I want all of ym children to be independent, confident, kind and ultimately, themselves. This strong gut instinct of nurturing who they are had intensified ten fold since having identical twins. They are forever called the wrong name and getting mixed up, so I am even more determined to let their individual personalities shine.
There is no denying they are feisty young ladies. I don’t know if it’s a second/third child thing or a twin thing where they have the confidence to be that bit more braver and bolshier as they have back up. But they have plenty of sass, bags full of it.

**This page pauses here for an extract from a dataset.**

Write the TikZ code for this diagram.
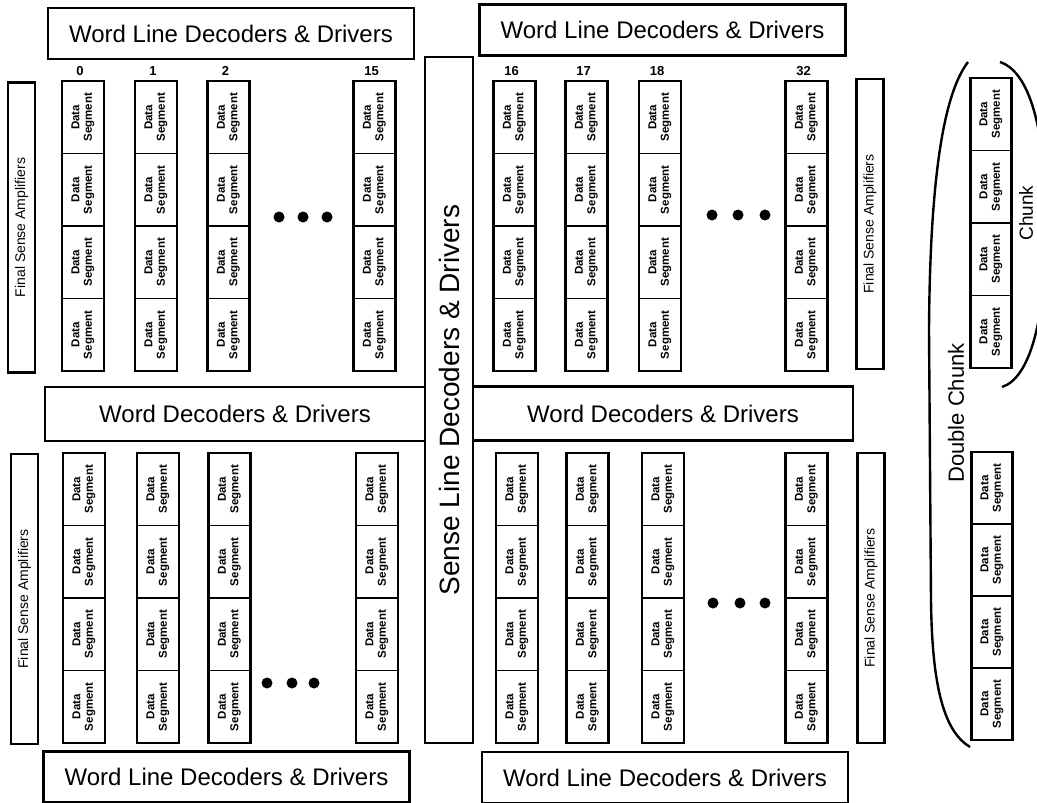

It’s such a fine line to tread because whilst I don’t want to squash their big personalities, I don’t want them to be naughty and unruly. I want them to stand up for what they believe in. I want them to speak their minds. I want them to be strong, confident women – but does flouting the rules come with this territory? Can you really be a true representation of yourself if you don’t act on your impulses, stand up for yourself and challenge when someone does something you don’t agree with? At the end of the day, they have just turned four. They are the youngest in their nursery group and definitely deal with other children very differently to most others, given that they’ve never really had to go it alone. But am I excusing the fact that actually, P1 can be a right little diva? She throws her toys well and truly out the pram if she doesn’t get her own way. She likes to test the boundaries and is very hot headed. Luckily the boy who was involved in the incident didn’t get upset or cry. She apologised and was told this wasn’t OK. I echoed this when we got home, as I took her upstairs alone and we had a chat about it all and I explained that it’s not OK to hit people. I hope I’ve nipped it in the bud, but you never know.
Raising children is hard. I was very lucky that Charlie has never given me any grief. He’s such a good child and has never given me any grief. I knew from day one I was going to have my hands full with twin girls but I don’t think we’ve even reached the tip of the iceberg!